RECORDED INFORMATION:
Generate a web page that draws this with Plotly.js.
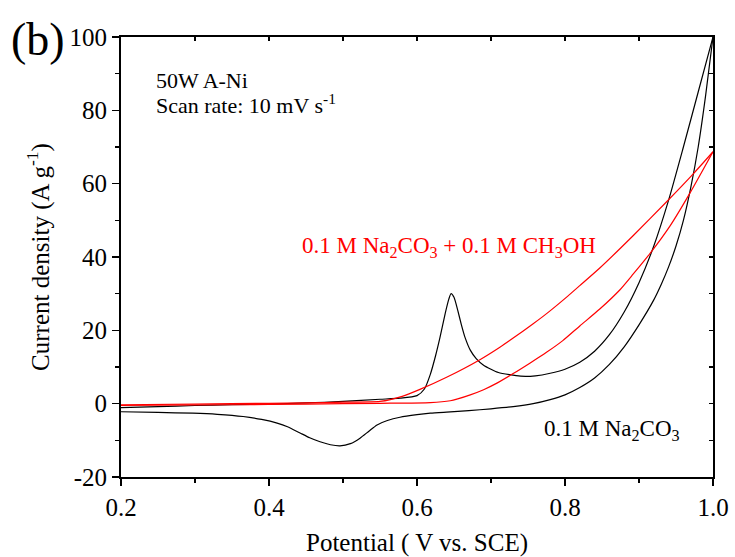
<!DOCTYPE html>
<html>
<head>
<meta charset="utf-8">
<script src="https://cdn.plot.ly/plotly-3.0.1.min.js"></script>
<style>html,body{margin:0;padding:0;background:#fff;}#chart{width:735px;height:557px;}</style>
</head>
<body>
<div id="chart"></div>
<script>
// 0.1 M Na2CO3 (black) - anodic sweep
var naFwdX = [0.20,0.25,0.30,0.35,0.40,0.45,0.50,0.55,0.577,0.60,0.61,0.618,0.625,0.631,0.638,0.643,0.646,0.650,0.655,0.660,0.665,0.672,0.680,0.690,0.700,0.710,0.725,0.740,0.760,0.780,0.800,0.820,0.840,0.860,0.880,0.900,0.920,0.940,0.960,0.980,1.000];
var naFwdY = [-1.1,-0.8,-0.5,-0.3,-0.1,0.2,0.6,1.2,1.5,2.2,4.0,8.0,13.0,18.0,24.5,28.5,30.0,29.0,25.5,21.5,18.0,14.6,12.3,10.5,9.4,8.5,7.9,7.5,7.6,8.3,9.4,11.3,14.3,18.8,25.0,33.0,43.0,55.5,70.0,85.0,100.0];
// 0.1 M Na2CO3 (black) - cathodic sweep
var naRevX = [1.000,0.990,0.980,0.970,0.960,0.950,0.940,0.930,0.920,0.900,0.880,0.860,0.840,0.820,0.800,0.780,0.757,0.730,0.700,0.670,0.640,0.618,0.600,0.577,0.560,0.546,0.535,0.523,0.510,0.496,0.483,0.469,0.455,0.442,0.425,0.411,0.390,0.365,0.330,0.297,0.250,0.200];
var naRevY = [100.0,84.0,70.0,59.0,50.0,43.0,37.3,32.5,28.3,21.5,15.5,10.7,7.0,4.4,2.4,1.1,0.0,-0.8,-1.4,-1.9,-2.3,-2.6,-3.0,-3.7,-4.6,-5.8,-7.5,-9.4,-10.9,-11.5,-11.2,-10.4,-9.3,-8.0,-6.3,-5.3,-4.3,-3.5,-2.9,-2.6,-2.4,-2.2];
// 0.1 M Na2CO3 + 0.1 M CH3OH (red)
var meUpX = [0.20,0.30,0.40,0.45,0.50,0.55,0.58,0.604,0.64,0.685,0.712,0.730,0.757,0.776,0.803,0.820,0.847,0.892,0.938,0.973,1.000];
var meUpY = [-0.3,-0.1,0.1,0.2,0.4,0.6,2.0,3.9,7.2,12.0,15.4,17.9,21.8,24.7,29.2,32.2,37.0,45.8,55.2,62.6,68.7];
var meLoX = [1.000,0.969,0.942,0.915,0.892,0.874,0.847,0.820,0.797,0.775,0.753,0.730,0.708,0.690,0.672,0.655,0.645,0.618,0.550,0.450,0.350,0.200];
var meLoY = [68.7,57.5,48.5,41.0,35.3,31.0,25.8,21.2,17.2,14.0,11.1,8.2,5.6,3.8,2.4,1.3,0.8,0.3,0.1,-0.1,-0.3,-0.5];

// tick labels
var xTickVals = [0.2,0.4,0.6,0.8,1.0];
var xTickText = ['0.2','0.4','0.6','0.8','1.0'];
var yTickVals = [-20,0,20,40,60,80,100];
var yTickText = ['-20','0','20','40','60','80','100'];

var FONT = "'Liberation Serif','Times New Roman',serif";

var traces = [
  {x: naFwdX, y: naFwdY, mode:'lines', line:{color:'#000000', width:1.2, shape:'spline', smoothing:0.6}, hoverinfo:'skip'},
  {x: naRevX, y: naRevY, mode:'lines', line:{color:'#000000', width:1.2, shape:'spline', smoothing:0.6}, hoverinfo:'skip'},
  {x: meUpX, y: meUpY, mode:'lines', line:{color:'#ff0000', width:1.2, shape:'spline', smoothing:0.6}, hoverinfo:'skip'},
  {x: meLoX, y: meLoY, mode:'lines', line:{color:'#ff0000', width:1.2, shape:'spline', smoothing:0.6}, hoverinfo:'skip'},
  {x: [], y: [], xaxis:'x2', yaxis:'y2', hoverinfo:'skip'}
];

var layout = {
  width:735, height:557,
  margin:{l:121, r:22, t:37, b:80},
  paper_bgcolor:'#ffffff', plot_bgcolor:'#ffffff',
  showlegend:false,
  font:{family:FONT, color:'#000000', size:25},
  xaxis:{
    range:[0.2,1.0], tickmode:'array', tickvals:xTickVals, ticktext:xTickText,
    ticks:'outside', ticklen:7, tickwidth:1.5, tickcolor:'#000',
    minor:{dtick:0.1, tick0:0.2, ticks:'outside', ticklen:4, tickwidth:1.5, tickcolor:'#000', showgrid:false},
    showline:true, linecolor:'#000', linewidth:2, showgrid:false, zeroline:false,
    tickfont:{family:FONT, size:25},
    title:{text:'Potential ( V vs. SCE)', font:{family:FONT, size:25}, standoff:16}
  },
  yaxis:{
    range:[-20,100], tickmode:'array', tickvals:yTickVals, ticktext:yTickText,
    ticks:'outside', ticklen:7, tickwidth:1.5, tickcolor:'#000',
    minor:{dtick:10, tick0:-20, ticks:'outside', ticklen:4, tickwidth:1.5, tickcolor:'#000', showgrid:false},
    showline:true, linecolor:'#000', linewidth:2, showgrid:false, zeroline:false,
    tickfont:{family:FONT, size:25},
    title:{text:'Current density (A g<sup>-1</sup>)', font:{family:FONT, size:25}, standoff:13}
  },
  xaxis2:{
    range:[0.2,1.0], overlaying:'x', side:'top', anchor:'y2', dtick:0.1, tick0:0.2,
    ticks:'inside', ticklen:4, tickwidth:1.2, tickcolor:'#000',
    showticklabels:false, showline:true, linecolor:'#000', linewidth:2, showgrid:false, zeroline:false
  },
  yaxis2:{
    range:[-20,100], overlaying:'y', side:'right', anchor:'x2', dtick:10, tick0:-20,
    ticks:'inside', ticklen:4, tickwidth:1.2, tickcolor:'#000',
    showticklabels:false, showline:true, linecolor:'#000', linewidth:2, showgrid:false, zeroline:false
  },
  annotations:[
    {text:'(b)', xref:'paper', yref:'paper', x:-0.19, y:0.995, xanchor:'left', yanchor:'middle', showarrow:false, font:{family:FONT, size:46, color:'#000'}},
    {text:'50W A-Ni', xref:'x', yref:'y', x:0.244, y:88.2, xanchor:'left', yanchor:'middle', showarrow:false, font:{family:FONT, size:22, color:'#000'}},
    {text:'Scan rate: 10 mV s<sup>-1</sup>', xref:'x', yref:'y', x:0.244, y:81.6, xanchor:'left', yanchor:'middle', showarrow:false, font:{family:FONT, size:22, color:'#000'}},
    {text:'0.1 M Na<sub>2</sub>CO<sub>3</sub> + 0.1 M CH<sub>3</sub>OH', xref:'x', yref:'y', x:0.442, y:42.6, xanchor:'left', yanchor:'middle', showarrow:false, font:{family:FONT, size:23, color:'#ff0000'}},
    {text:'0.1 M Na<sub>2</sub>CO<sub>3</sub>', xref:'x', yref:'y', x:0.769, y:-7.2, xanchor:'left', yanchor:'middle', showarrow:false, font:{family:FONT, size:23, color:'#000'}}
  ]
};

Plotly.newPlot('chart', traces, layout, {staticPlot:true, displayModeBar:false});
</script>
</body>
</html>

WORK REQUIRED:
Copy the material shown above in full and exactly. Skip the pictures.

RESPONSE:
Generate a web page that draws this with Plotly.js.
<!DOCTYPE html>
<html>
<head>
<meta charset="utf-8">
<script src="https://cdn.plot.ly/plotly-3.0.1.min.js"></script>
<style>html,body{margin:0;padding:0;background:#fff;}#chart{width:735px;height:557px;}</style>
</head>
<body>
<div id="chart"></div>
<script>
// 0.1 M Na2CO3 (black) - anodic sweep
var naFwdX = [0.20,0.25,0.30,0.35,0.40,0.45,0.50,0.55,0.577,0.60,0.61,0.618,0.625,0.631,0.638,0.643,0.646,0.650,0.655,0.660,0.665,0.672,0.680,0.690,0.700,0.710,0.725,0.740,0.760,0.780,0.800,0.820,0.840,0.860,0.880,0.900,0.920,0.940,0.960,0.980,1.000];
var naFwdY = [-1.1,-0.8,-0.5,-0.3,-0.1,0.2,0.6,1.2,1.5,2.2,4.0,8.0,13.0,18.0,24.5,28.5,30.0,29.0,25.5,21.5,18.0,14.6,12.3,10.5,9.4,8.5,7.9,7.5,7.6,8.3,9.4,11.3,14.3,18.8,25.0,33.0,43.0,55.5,70.0,85.0,100.0];
// 0.1 M Na2CO3 (black) - cathodic sweep
var naRevX = [1.000,0.990,0.980,0.970,0.960,0.950,0.940,0.930,0.920,0.900,0.880,0.860,0.840,0.820,0.800,0.780,0.757,0.730,0.700,0.670,0.640,0.618,0.600,0.577,0.560,0.546,0.535,0.523,0.510,0.496,0.483,0.469,0.455,0.442,0.425,0.411,0.390,0.365,0.330,0.297,0.250,0.200];
var naRevY = [100.0,84.0,70.0,59.0,50.0,43.0,37.3,32.5,28.3,21.5,15.5,10.7,7.0,4.4,2.4,1.1,0.0,-0.8,-1.4,-1.9,-2.3,-2.6,-3.0,-3.7,-4.6,-5.8,-7.5,-9.4,-10.9,-11.5,-11.2,-10.4,-9.3,-8.0,-6.3,-5.3,-4.3,-3.5,-2.9,-2.6,-2.4,-2.2];
// 0.1 M Na2CO3 + 0.1 M CH3OH (red)
var meUpX = [0.20,0.30,0.40,0.45,0.50,0.55,0.58,0.604,0.64,0.685,0.712,0.730,0.757,0.776,0.803,0.820,0.847,0.892,0.938,0.973,1.000];
var meUpY = [-0.3,-0.1,0.1,0.2,0.4,0.6,2.0,3.9,7.2,12.0,15.4,17.9,21.8,24.7,29.2,32.2,37.0,45.8,55.2,62.6,68.7];
var meLoX = [1.000,0.969,0.942,0.915,0.892,0.874,0.847,0.820,0.797,0.775,0.753,0.730,0.708,0.690,0.672,0.655,0.645,0.618,0.550,0.450,0.350,0.200];
var meLoY = [68.7,57.5,48.5,41.0,35.3,31.0,25.8,21.2,17.2,14.0,11.1,8.2,5.6,3.8,2.4,1.3,0.8,0.3,0.1,-0.1,-0.3,-0.5];

// tick labels
var xTickVals = [0.2,0.4,0.6,0.8,1.0];
var xTickText = ['0.2','0.4','0.6','0.8','1.0'];
var yTickVals = [-20,0,20,40,60,80,100];
var yTickText = ['-20','0','20','40','60','80','100'];

var FONT = "'Liberation Serif','Times New Roman',serif";

var traces = [
  {x: naFwdX, y: naFwdY, mode:'lines', line:{color:'#000000', width:1.2, shape:'spline', smoothing:0.6}, hoverinfo:'skip'},
  {x: naRevX, y: naRevY, mode:'lines', line:{color:'#000000', width:1.2, shape:'spline', smoothing:0.6}, hoverinfo:'skip'},
  {x: meUpX, y: meUpY, mode:'lines', line:{color:'#ff0000', width:1.2, shape:'spline', smoothing:0.6}, hoverinfo:'skip'},
  {x: meLoX, y: meLoY, mode:'lines', line:{color:'#ff0000', width:1.2, shape:'spline', smoothing:0.6}, hoverinfo:'skip'},
  {x: [], y: [], xaxis:'x2', yaxis:'y2', hoverinfo:'skip'}
];

var layout = {
  width:735, height:557,
  margin:{l:121, r:22, t:37, b:80},
  paper_bgcolor:'#ffffff', plot_bgcolor:'#ffffff',
  showlegend:false,
  font:{family:FONT, color:'#000000', size:25},
  xaxis:{
    range:[0.2,1.0], tickmode:'array', tickvals:xTickVals, ticktext:xTickText,
    ticks:'outside', ticklen:7, tickwidth:1.5, tickcolor:'#000',
    minor:{dtick:0.1, tick0:0.2, ticks:'outside', ticklen:4, tickwidth:1.5, tickcolor:'#000', showgrid:false},
    showline:true, linecolor:'#000', linewidth:2, showgrid:false, zeroline:false,
    tickfont:{family:FONT, size:25},
    title:{text:'Potential ( V vs. SCE)', font:{family:FONT, size:25}, standoff:16}
  },
  yaxis:{
    range:[-20,100], tickmode:'array', tickvals:yTickVals, ticktext:yTickText,
    ticks:'outside', ticklen:7, tickwidth:1.5, tickcolor:'#000',
    minor:{dtick:10, tick0:-20, ticks:'outside', ticklen:4, tickwidth:1.5, tickcolor:'#000', showgrid:false},
    showline:true, linecolor:'#000', linewidth:2, showgrid:false, zeroline:false,
    tickfont:{family:FONT, size:25},
    title:{text:'Current density (A g<sup>-1</sup>)', font:{family:FONT, size:25}, standoff:13}
  },
  xaxis2:{
    range:[0.2,1.0], overlaying:'x', side:'top', anchor:'y2', dtick:0.1, tick0:0.2,
    ticks:'inside', ticklen:4, tickwidth:1.2, tickcolor:'#000',
    showticklabels:false, showline:true, linecolor:'#000', linewidth:2, showgrid:false, zeroline:false
  },
  yaxis2:{
    range:[-20,100], overlaying:'y', side:'right', anchor:'x2', dtick:10, tick0:-20,
    ticks:'inside', ticklen:4, tickwidth:1.2, tickcolor:'#000',
    showticklabels:false, showline:true, linecolor:'#000', linewidth:2, showgrid:false, zeroline:false
  },
  annotations:[
    {text:'(b)', xref:'paper', yref:'paper', x:-0.19, y:0.995, xanchor:'left', yanchor:'middle', showarrow:false, font:{family:FONT, size:46, color:'#000'}},
    {text:'50W A-Ni', xref:'x', yref:'y', x:0.244, y:88.2, xanchor:'left', yanchor:'middle', showarrow:false, font:{family:FONT, size:22, color:'#000'}},
    {text:'Scan rate: 10 mV s<sup>-1</sup>', xref:'x', yref:'y', x:0.244, y:81.6, xanchor:'left', yanchor:'middle', showarrow:false, font:{family:FONT, size:22, color:'#000'}},
    {text:'0.1 M Na<sub>2</sub>CO<sub>3</sub> + 0.1 M CH<sub>3</sub>OH', xref:'x', yref:'y', x:0.442, y:42.6, xanchor:'left', yanchor:'middle', showarrow:false, font:{family:FONT, size:23, color:'#ff0000'}},
    {text:'0.1 M Na<sub>2</sub>CO<sub>3</sub>', xref:'x', yref:'y', x:0.769, y:-7.2, xanchor:'left', yanchor:'middle', showarrow:false, font:{family:FONT, size:23, color:'#000'}}
  ]
};

Plotly.newPlot('chart', traces, layout, {staticPlot:true, displayModeBar:false});
</script>
</body>
</html>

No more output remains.